Challenge ->
Quote every line as written. Omit pictures.

--- START ---

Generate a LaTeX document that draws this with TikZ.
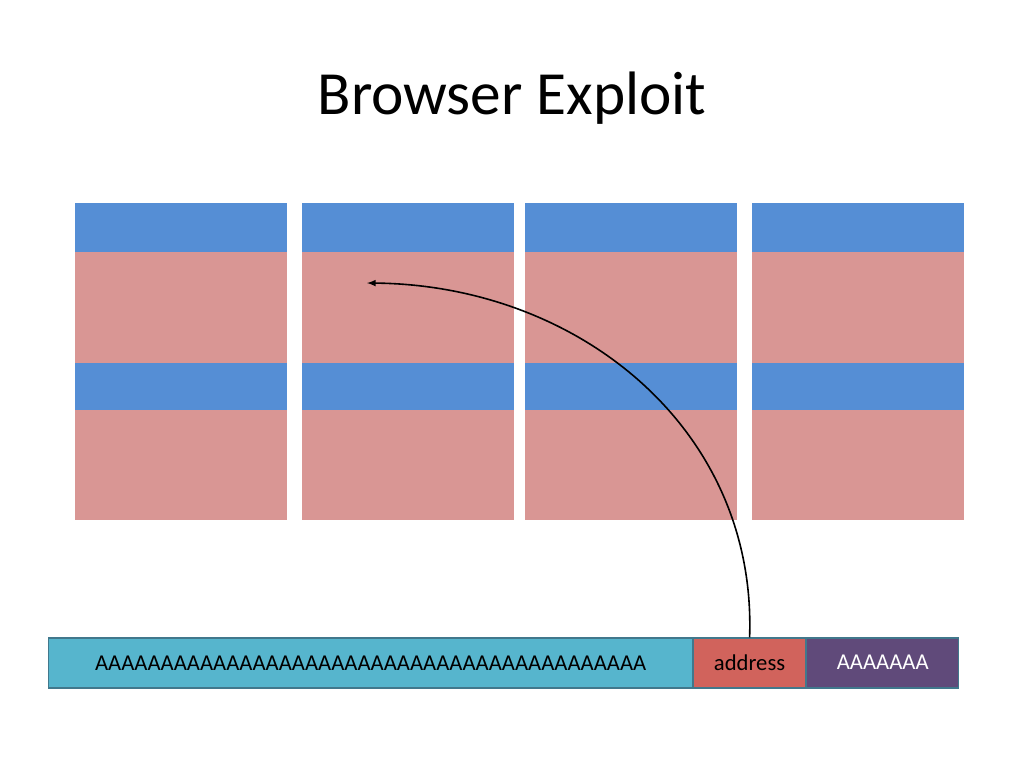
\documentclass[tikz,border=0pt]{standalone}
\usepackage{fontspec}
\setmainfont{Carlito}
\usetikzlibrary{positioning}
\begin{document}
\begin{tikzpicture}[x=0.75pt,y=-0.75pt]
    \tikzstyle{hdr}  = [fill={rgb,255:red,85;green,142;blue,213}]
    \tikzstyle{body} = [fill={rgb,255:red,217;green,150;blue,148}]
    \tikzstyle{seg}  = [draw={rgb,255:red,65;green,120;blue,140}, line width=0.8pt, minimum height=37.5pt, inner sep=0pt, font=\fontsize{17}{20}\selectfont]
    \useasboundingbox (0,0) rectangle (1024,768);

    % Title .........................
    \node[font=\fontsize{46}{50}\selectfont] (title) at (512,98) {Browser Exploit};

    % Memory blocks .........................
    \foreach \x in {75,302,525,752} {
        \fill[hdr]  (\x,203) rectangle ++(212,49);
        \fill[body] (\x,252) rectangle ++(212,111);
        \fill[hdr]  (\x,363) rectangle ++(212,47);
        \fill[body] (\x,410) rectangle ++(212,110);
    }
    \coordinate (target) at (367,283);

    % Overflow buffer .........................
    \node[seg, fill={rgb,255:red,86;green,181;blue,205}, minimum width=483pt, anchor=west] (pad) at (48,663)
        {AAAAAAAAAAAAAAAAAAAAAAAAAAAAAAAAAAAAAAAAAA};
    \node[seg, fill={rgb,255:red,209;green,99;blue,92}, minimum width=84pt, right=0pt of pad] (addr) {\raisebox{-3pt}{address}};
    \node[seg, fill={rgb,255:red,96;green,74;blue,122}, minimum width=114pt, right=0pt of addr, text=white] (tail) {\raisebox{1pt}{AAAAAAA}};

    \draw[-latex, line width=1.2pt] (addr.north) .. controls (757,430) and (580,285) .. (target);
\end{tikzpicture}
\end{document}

--- END ---

Task output ->
Generate a LaTeX document that draws this with TikZ.
\documentclass[tikz,border=0pt]{standalone}
\usepackage{fontspec}
\setmainfont{Carlito}
\usetikzlibrary{positioning}
\begin{document}
\begin{tikzpicture}[x=0.75pt,y=-0.75pt]
    \tikzstyle{hdr}  = [fill={rgb,255:red,85;green,142;blue,213}]
    \tikzstyle{body} = [fill={rgb,255:red,217;green,150;blue,148}]
    \tikzstyle{seg}  = [draw={rgb,255:red,65;green,120;blue,140}, line width=0.8pt, minimum height=37.5pt, inner sep=0pt, font=\fontsize{17}{20}\selectfont]
    \useasboundingbox (0,0) rectangle (1024,768);

    % Title .........................
    \node[font=\fontsize{46}{50}\selectfont] (title) at (512,98) {Browser Exploit};

    % Memory blocks .........................
    \foreach \x in {75,302,525,752} {
        \fill[hdr]  (\x,203) rectangle ++(212,49);
        \fill[body] (\x,252) rectangle ++(212,111);
        \fill[hdr]  (\x,363) rectangle ++(212,47);
        \fill[body] (\x,410) rectangle ++(212,110);
    }
    \coordinate (target) at (367,283);

    % Overflow buffer .........................
    \node[seg, fill={rgb,255:red,86;green,181;blue,205}, minimum width=483pt, anchor=west] (pad) at (48,663)
        {AAAAAAAAAAAAAAAAAAAAAAAAAAAAAAAAAAAAAAAAAA};
    \node[seg, fill={rgb,255:red,209;green,99;blue,92}, minimum width=84pt, right=0pt of pad] (addr) {\raisebox{-3pt}{address}};
    \node[seg, fill={rgb,255:red,96;green,74;blue,122}, minimum width=114pt, right=0pt of addr, text=white] (tail) {\raisebox{1pt}{AAAAAAA}};

    \draw[-latex, line width=1.2pt] (addr.north) .. controls (757,430) and (580,285) .. (target);
\end{tikzpicture}
\end{document}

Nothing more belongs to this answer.